At some point, I raised a wine glass and said, "Here's to Dick Marx."
Bonnie said, "And Audrey and Oscar."
Once or twice I noticed Len Dresslar's eyes growing misty. Following Gene's statement that he would like to do one more album, we were discussing possible repertoire.
Recently I asked Don Shelton if he thought Len knew he was terminally ill. Don replied: "Len knew he had some medical dealings but I certainly can't attest to his knowing of anything imminent, especially since he went out and purchased new audio equipment a few months after Claremont. He was elated, as he said in an email to all of us, about listening again to some old LPs he had not heard in ages as well as our TSU stuff. He was overjoyed and very positive."
But when I asked Gene Puerling if he thought Len knew during that last dinner, he said, in a very subdued voice, "Yes, I think so." And later, when I discussed it with Don, he said that on thinking it over, he too thought Len knew.

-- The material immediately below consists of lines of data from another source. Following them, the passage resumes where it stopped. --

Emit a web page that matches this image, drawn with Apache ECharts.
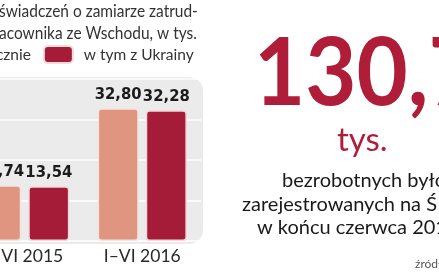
<!DOCTYPE html>
<html><head><meta charset="utf-8">
<script src="https://cdn.jsdelivr.net/npm/echarts@6/dist/echarts.min.js"></script>
<style>html,body{margin:0;padding:0;background:#fff;overflow:hidden;width:439px;height:274px;}
#c{position:absolute;left:-60px;top:0;width:499px;height:274px;}</style>
</head><body><div id="c"></div>
<script>
const categories = ['I–VI 2015', 'I–VI 2016'];
const seriesNames = ['Łącznie', 'w tym z Ukrainy'];
const totalValues = [13.74, 32.80];
const ukraineValues = [13.54, 32.28];
const titleLines = ['świadczeń o zamiarze zatrud-', 'acownika ze Wschodu, w tys.'];
const bigNumber = '130,7';
const bigUnit = 'tys.';
const noteLines = ['bezrobotnych było', 'zarejestrowanych na Ś', 'w końcu czerwca 201'];
const sourceText = 'źródło';

const SALMON = '#df9580';
const DARK = '#a41c37';
const O = 60;              // hidden strip on the left (container is shifted by O)
const W = 439 + O, H = 274;
const grid = { left: O - 34, right: 238, top: 79, bottom: 33 };
const fmt = v => v.toFixed(2).replace('.', ',');

const chart = echarts.init(document.getElementById('c'), null, { renderer: 'canvas' });
const labelStyle = {
  show: true, position: 'top', distance: 5,
  formatter: p => fmt(p.value),
  fontFamily: 'DejaVu Sans Condensed', fontWeight: 'bold', fontSize: 16.5, color: '#1b1b1b'
};
const txt = (x, y, text, size, fill, extra) => Object.assign({
  type: 'text', x: O + x, y: y, silent: true,
  style: Object.assign({ text: text, fontFamily: 'Lato', fontSize: size, fill: fill, verticalAlign: 'top' }, extra || {})
});
chart.setOption({
  animation: false,
  backgroundColor: '#fff',
  legend: {
    data: seriesNames,
    left: O - 61, top: 45, padding: 0,
    itemWidth: 29, itemHeight: 17, itemGap: 12,
    textStyle: { fontFamily: 'Lato', fontSize: 15.5, color: '#333', padding: [0, 0, 0, 6] }
  },
  graphic: [
    {
      type: 'rect', z: -10, silent: true,
      shape: { x: 0, y: grid.top - 2, width: W - grid.right + 2, height: H - grid.bottom - grid.top + 5, r: [0, 14, 14, 0] },
      style: { fill: '#ebebeb' }
    },
    Object.assign(txt(-1, 1, titleLines.join('\n'), 17, '#333', { lineHeight: 22 }), { scaleX: 0.91 }),
    Object.assign(txt(254, 28, bigNumber, 94, '#b01d39', { fontWeight: 'bold' }), { scaleX: 0.94 }),
    txt(337, 124, bigUnit, 33, '#b01d39'),
    txt(282, 171, noteLines[0], 20, '#1a1a1a'),
    txt(242, 195, noteLines[1], 20, '#1a1a1a'),
    txt(257, 218, noteLines[2], 20, '#1a1a1a'),
    txt(415, 258, sourceText, 12, '#555')
  ],
  grid: { left: grid.left, right: grid.right, top: grid.top, bottom: grid.bottom, containLabel: false },
  xAxis: {
    type: 'category', data: categories,
    axisLine: { show: false }, axisTick: { show: false },
    axisLabel: { margin: 6, fontFamily: 'Lato', fontSize: 17.5, color: '#2a2a2a' }
  },
  yAxis: {
    type: 'value', min: 0, max: 40, interval: 10,
    axisLabel: { show: false }, axisLine: { show: false }, axisTick: { show: false },
    splitLine: { lineStyle: { color: '#ffffff', width: 1.5 } }
  },
  series: [
    {
      name: seriesNames[0], type: 'bar', data: totalValues,
      barWidth: '35%', barGap: '17%',
      itemStyle: { color: SALMON, borderColor: '#f6e4df', borderWidth: 1.5, borderRadius: 3 },
      label: labelStyle
    },
    {
      name: seriesNames[1], type: 'bar', data: ukraineValues,
      barWidth: '35%',
      itemStyle: { color: DARK, borderColor: '#f1d9dc', borderWidth: 1.5, borderRadius: 3 },
      label: labelStyle
    }
  ]
});
</script></body></html>
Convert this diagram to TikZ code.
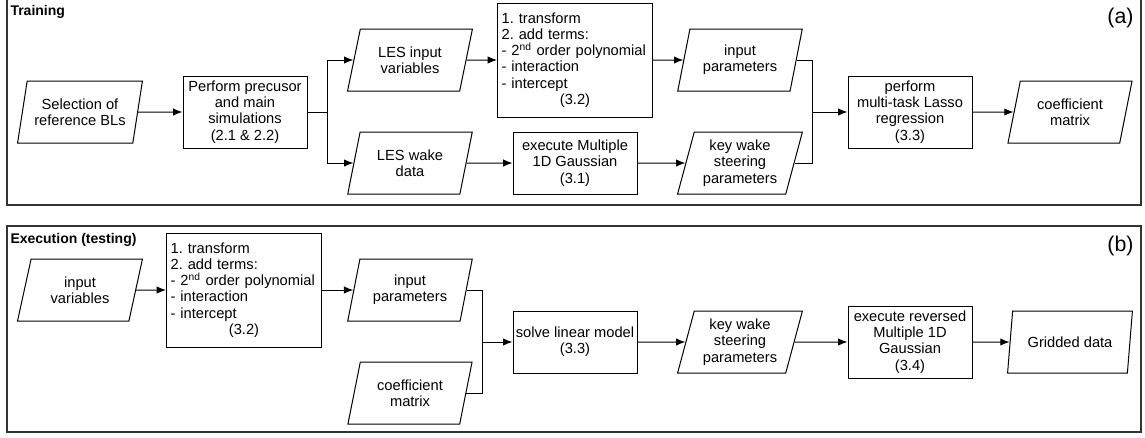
\documentclass[tikz,border=0pt]{standalone}
\usepackage{fontspec}
\setmainfont{Liberation Sans}
\usetikzlibrary{shapes.geometric,arrows.meta}

\begin{document}
\begin{tikzpicture}[x=0.75pt,y=-0.75pt,
  every path/.style={>={Latex[length=7pt,width=5.5pt]},line width=0.75pt},
  every node/.style={font=\fontsize{11}{12.2}\selectfont,align=center},
  inout/.style={draw,trapezium,trapezium left angle=74,trapezium right angle=106,
    trapezium stretches=true,minimum width=93.75pt,minimum height=46.5pt,inner sep=1pt},
  proc/.style={draw,rectangle,minimum width=93pt,minimum height=46.5pt,inner sep=2pt},
  tallproc/.style={proc,minimum height=54pt},
  termsbox/.style={proc,text width=110pt,align=left,minimum width=116.25pt,minimum height=85.5pt},
  heading/.style={anchor=base west,inner sep=0pt,font=\fontsize{10.5}{12}\selectfont\bfseries},
  panel/.style={anchor=base east,inner sep=0pt,font=\fontsize{16}{18}\selectfont}]
\useasboundingbox (0,0) rectangle (1145,437);
\draw[line width=1pt,black!80] (7,-2)  rectangle (1141,205);
\draw[line width=1pt,black!80] (7,226) rectangle (1141,432);

\node[heading] (train) at (10,15)   {Training};
\node[panel]   (pa)    at (1134,23) {(a)};
\node[heading] (exec)  at (10,243)  {Execution (testing)};
\node[panel]   (pb)    at (1134,251) {(b)};

\node[inout]    (sel)     at (80,112)  {Selection of\\reference BLs};
\node[tallproc] (perf)    at (245,112) {Perform precusor\\and main\\simulations\\(2.1 \& 2.2)};
\node[inout]    (lesin)   at (410,60)  {LES input\\variables};
\node[inout]    (leswake) at (410,163) {LES wake\\data};
\node[termsbox] (trans)   at (575,60)  {1.\ transform\\2.\ add terms:\\- 2\textsuperscript{nd} order polynomial\\- interaction\\- intercept\\\makebox[110pt]{(3.2)}};
\node[proc]     (gauss)   at (575,163) {execute Multiple\\1D Gaussian\\(3.1)};
\node[inout]    (inpar)   at (740,60)  {input\\parameters};
\node[inout]    (keywake) at (740,163) {key wake\\steering\\parameters};
\node[tallproc] (lasso)   at (910,112) {perform\\multi-task Lasso\\regression\\(3.3)};
\node[inout]    (coef)    at (1070,112) {coefficient\\matrix};
\coordinate     (brA)     at (327,112);
\coordinate     (mgA)     at (812,112);

\node[inout]    (invar)    at (80,290)  {input\\variables};
\node[termsbox] (trans2)   at (244,290) {1.\ transform\\2.\ add terms:\\- 2\textsuperscript{nd} order polynomial\\- interaction\\- intercept\\\makebox[110pt]{(3.2)}};
\node[inout]    (inpar2)   at (410,290) {input\\parameters};
\node[inout]    (coef2)    at (410,393) {coefficient\\matrix};
\node[proc]     (solve)    at (575,342) {solve linear model\\(3.3)};
\node[inout]    (keywake2) at (740,342) {key wake\\steering\\parameters};
\node[tallproc] (exrev)    at (910,342) {execute reversed\\Multiple 1D\\Gaussian\\(3.4)};
\node[inout]    (grid)     at (1070,342) {Gridded data};
\coordinate     (mgB)      at (482,342);

\draw[->] (sel) -- (perf);
\draw     (perf) -- (brA);
\draw[->] (brA) |- (lesin);
\draw[->] (brA) |- (leswake);
\draw[->] (lesin) -- (trans);
\draw[->] (leswake) -- (gauss);
\draw[->] (trans) -- (inpar);
\draw[->] (gauss) -- (keywake);
\draw     (inpar) -| (mgA);
\draw     (keywake) -| (mgA);
\draw[->] (mgA) -- (lasso);
\draw[->] (lasso) -- (coef);

\draw[->] (invar) -- (trans2);
\draw[->] (trans2) -- (inpar2);
\draw     (inpar2) -| (mgB);
\draw     (coef2) -| (mgB);
\draw[->] (mgB) -- (solve);
\draw[->] (solve) -- (keywake2);
\draw[->] (keywake2) -- (exrev);
\draw[->] (exrev) -- (grid);
\end{tikzpicture}
\end{document}
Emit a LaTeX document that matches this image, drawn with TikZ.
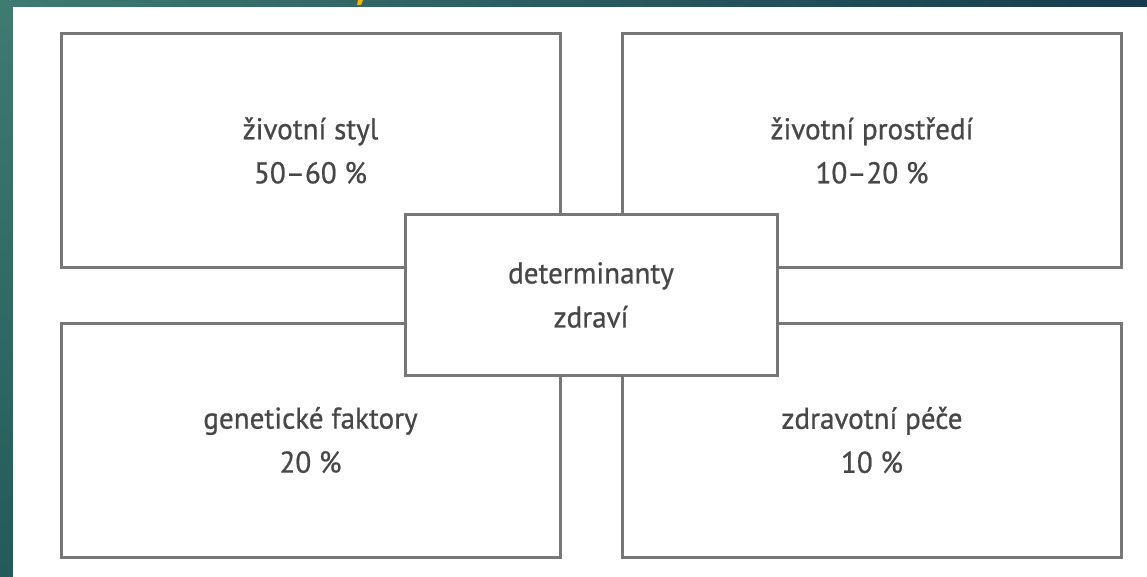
\documentclass[tikz,border=0pt]{standalone}
\usepackage{fontspec}
\setmainfont[FakeStretch=0.97,FakeBold=0.7]{PT Sans}
\usepackage{xcolor}
\usepackage{tikz}
\usetikzlibrary{positioning}
\definecolor{frameteal}{HTML}{3E7B71}
\definecolor{framedeep}{HTML}{245A5A}
\definecolor{framenavy}{HTML}{163B4D}
\definecolor{markgold}{HTML}{F2B400}
\definecolor{edgegray}{HTML}{777777}
\definecolor{textgray}{HTML}{474747}
\tikzset{
  factor/.style={draw=edgegray,line width=3pt,fill=white,align=center,inner sep=0pt,
    minimum width=499pt,minimum height=234pt,text=textgray,
    font=\fontsize{30}{44}\selectfont},
  core/.style={factor,minimum width=372pt,minimum height=160pt}
}
\begin{document}
\begin{tikzpicture}[x=1pt,y=-1pt]
\useasboundingbox (0,0) rectangle (1147,577);
% frame
\shade[left color=frameteal,right color=framenavy] (0,0) rectangle (1147,8);
\shade[top color=frameteal,bottom color=framedeep] (0,0) rectangle (13,577);
\fill[white] (13,7) rectangle (1147,577);
\fill[markgold] (358,0)--(363,0)--(361,5)--(357,5)--cycle;
% four factors
\node[factor] (styl) at (310.5,150.5) {životní styl\\50--60 \%};
\node[factor] (prostredi) at (872,150.5) {životní prostředí\\10--20 \%};
\node[factor] (geny) at (310.5,440) {genetické faktory\\20 \%};
\node[factor] (pece) at (872,440) {zdravotní péče\\10 \%};
% centre
\node[core] (det) at (591,295) {determinanty\\zdraví};
\end{tikzpicture}
\end{document}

If he did, he knew that the one last album Gene was dreaming of was never going to be made.
He died six and a half months later, on October 16. 2005, at his home in Palm Springs, California. Newspapers and television broadcasters said that the voice of the Jolly Green Giant had been stilled, and almost nothing of his other accomplishments.
And with that great low voice gone, The Singers Unlimited can never again exist. In a sense it never did exist. In a way all the tracks, up to twenty-seven of them, were like Bonnie's ghost tracks. The group itself was a ghost: it was conjured magically into being by the talent of four extraordinarily gifted people and a brilliant, patient, rich record-company owner and engineer, there in the beauty of the Black Forest.
Our revels now are ended.
These our actors. As I foretold you, were all spirits and
Are melted into air, into thin air....
We are such stuff as dreams are made on
And our little life is rounded with a sleep.
— Shakespeare, The Tempest”
Thank you so much for this article. I loved the Singers Unlimited and bought quite a few of their albums. Bonnie's great lead singing and Len's deep voice stand out as well of the intricate sonorous middle voices. I have wondered whatever happened to them. So thanks for telling me.